Copy each line below exactly and leave the pictures out.

## start DATASET EXCERPT

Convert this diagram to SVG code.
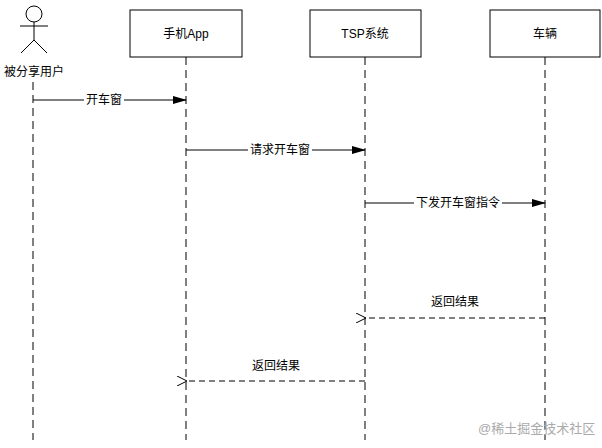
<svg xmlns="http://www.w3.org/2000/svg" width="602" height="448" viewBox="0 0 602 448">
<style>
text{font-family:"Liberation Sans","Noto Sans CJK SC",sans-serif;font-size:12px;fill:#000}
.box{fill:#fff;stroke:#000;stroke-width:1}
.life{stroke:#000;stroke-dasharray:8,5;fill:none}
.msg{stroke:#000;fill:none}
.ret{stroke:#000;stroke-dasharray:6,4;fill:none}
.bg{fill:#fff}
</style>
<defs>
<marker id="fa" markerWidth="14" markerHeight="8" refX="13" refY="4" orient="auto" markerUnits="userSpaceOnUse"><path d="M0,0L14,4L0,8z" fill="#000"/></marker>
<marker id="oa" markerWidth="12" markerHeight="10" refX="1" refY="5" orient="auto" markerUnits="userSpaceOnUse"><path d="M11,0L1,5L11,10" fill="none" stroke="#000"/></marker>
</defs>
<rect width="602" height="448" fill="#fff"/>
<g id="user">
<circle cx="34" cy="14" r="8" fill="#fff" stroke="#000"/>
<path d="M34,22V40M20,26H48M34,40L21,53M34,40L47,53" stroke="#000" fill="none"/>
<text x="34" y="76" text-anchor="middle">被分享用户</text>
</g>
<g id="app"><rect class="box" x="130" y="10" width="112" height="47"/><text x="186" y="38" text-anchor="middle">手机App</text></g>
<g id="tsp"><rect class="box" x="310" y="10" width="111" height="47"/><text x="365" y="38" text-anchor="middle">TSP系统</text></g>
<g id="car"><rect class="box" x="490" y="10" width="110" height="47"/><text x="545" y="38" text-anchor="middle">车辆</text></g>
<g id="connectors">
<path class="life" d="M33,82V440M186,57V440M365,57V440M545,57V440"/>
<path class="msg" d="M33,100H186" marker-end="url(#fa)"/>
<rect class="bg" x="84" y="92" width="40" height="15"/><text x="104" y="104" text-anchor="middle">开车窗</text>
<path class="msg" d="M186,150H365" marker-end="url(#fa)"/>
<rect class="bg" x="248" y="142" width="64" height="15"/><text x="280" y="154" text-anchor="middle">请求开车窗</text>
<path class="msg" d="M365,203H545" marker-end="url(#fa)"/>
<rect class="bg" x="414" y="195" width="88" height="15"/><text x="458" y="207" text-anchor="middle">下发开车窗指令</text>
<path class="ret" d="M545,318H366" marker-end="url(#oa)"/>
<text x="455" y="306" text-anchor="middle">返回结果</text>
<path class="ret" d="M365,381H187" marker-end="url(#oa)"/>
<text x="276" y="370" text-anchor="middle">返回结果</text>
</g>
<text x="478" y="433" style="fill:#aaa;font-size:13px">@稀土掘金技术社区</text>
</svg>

## end DATASET EXCERPT

- TASK SOLUTION
Convert this diagram to SVG code.
<svg xmlns="http://www.w3.org/2000/svg" width="602" height="448" viewBox="0 0 602 448">
<style>
text{font-family:"Liberation Sans","Noto Sans CJK SC",sans-serif;font-size:12px;fill:#000}
.box{fill:#fff;stroke:#000;stroke-width:1}
.life{stroke:#000;stroke-dasharray:8,5;fill:none}
.msg{stroke:#000;fill:none}
.ret{stroke:#000;stroke-dasharray:6,4;fill:none}
.bg{fill:#fff}
</style>
<defs>
<marker id="fa" markerWidth="14" markerHeight="8" refX="13" refY="4" orient="auto" markerUnits="userSpaceOnUse"><path d="M0,0L14,4L0,8z" fill="#000"/></marker>
<marker id="oa" markerWidth="12" markerHeight="10" refX="1" refY="5" orient="auto" markerUnits="userSpaceOnUse"><path d="M11,0L1,5L11,10" fill="none" stroke="#000"/></marker>
</defs>
<rect width="602" height="448" fill="#fff"/>
<g id="user">
<circle cx="34" cy="14" r="8" fill="#fff" stroke="#000"/>
<path d="M34,22V40M20,26H48M34,40L21,53M34,40L47,53" stroke="#000" fill="none"/>
<text x="34" y="76" text-anchor="middle">被分享用户</text>
</g>
<g id="app"><rect class="box" x="130" y="10" width="112" height="47"/><text x="186" y="38" text-anchor="middle">手机App</text></g>
<g id="tsp"><rect class="box" x="310" y="10" width="111" height="47"/><text x="365" y="38" text-anchor="middle">TSP系统</text></g>
<g id="car"><rect class="box" x="490" y="10" width="110" height="47"/><text x="545" y="38" text-anchor="middle">车辆</text></g>
<g id="connectors">
<path class="life" d="M33,82V440M186,57V440M365,57V440M545,57V440"/>
<path class="msg" d="M33,100H186" marker-end="url(#fa)"/>
<rect class="bg" x="84" y="92" width="40" height="15"/><text x="104" y="104" text-anchor="middle">开车窗</text>
<path class="msg" d="M186,150H365" marker-end="url(#fa)"/>
<rect class="bg" x="248" y="142" width="64" height="15"/><text x="280" y="154" text-anchor="middle">请求开车窗</text>
<path class="msg" d="M365,203H545" marker-end="url(#fa)"/>
<rect class="bg" x="414" y="195" width="88" height="15"/><text x="458" y="207" text-anchor="middle">下发开车窗指令</text>
<path class="ret" d="M545,318H366" marker-end="url(#oa)"/>
<text x="455" y="306" text-anchor="middle">返回结果</text>
<path class="ret" d="M365,381H187" marker-end="url(#oa)"/>
<text x="276" y="370" text-anchor="middle">返回结果</text>
</g>
<text x="478" y="433" style="fill:#aaa;font-size:13px">@稀土掘金技术社区</text>
</svg>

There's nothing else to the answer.